Hillary Clinton and Donald Trump are in a dead-heat in major polls on the final weekend before the presidential election that has the world on edge, with the two rival candidates and their surrogates scrambling through key battleground states that could prove decisive on Tuesday.

Clinton (44 per cent) and Trump (43 per cent) are in a fierce battle among likely voters nationally – including those who are undecided yet leaning towards a candidate or who have already voted, McClatchy-Marist poll said.

In September, Clinton led Trump by six percentage points in the same poll.

Libertarian candidate Gary Johnson has the support of six per cent, and Jill Stein of the Green Party garners two per cent. Three per cent support another candidate, and two per cent are undecided, it said.


As per RealClearPolitics, which keeps track of all major polls, the Democrat leads the Republican by 1.7 percentage points.

Clinton and Trump – along with their surrogates – have been crisscrossing battleground states in their final push to rally voters and announced additional stops till late Monday.

Clinton would deliver her final address at a mid-night rally in Raleigh, North Carolina.

“Clinton will lay out her plans to create an economy that works for everyone, not just those at the top, and her vision for an America that is stronger together,” her campaign said.

However, a bigger rally has been reserved for earlier in the night when Clintons – Hillary and Bill – would be joined by the Barack and Michelle Obama in Philadelphia. They will also be joined at the event by Jon Bon Jovi, who will perform.

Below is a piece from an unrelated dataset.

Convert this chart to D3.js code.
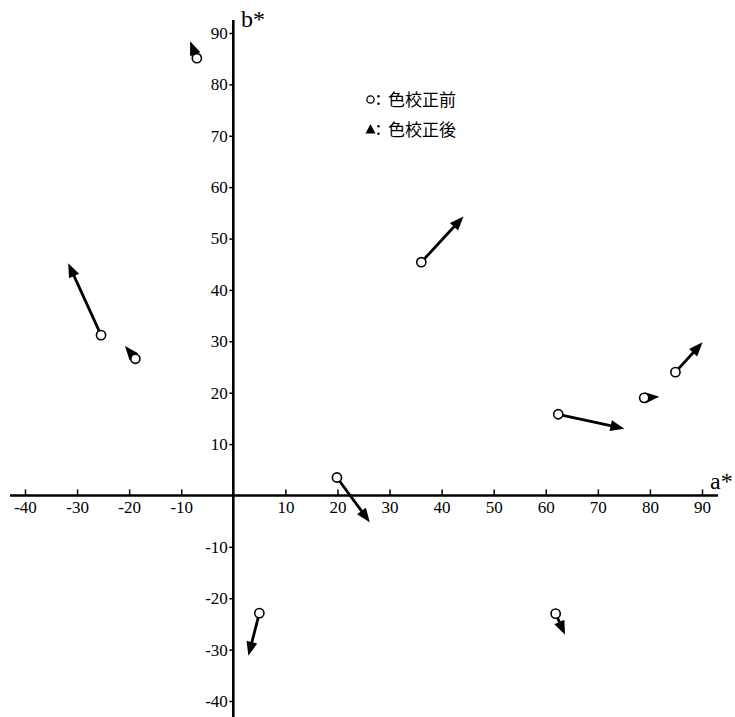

Clinton will urge Pennsylvanians to elect her president on Tuesday and continue pushing for the “American ideals of progress, inclusion, equality and strength,” that were enshrined in the Constitution in 1787, it said in a statement.

“Along with President Obama, she will also lay out how the division and dangerous views espoused by Donald Trump in his campaign make him unqualified, unfit and unworthy to lead this great nation,” it said.

Clinton’s campaign said Obama will add that voting for her is a vote to build on the progress made under his presidency.

Nearly 200 million eligible voters would elect their new president. More than 40 million electorates across 48 states have already cast ballots using the provision of early voting.

Encouraged by the polling figures, Trump announced several new stops, including the Democratic stronghold like Minnesota.

On an average Trump would be addressing five rallies.

“We are going to be doing at least five of these today. The arenas are all packed all over the country. We are going into different locations,” the tycoon said at a campaign stop.


“We’re going into what they used to call Democrat strongholds where we’re now either tied or leading. We’re going to Minnesota, which traditionally has not been Republican at all, and we’re doing phenomenally. We just saw a poll. We’re going to Colorado, where we’re doing phenomenally well. We’re doing well everywhere,’ Trump said.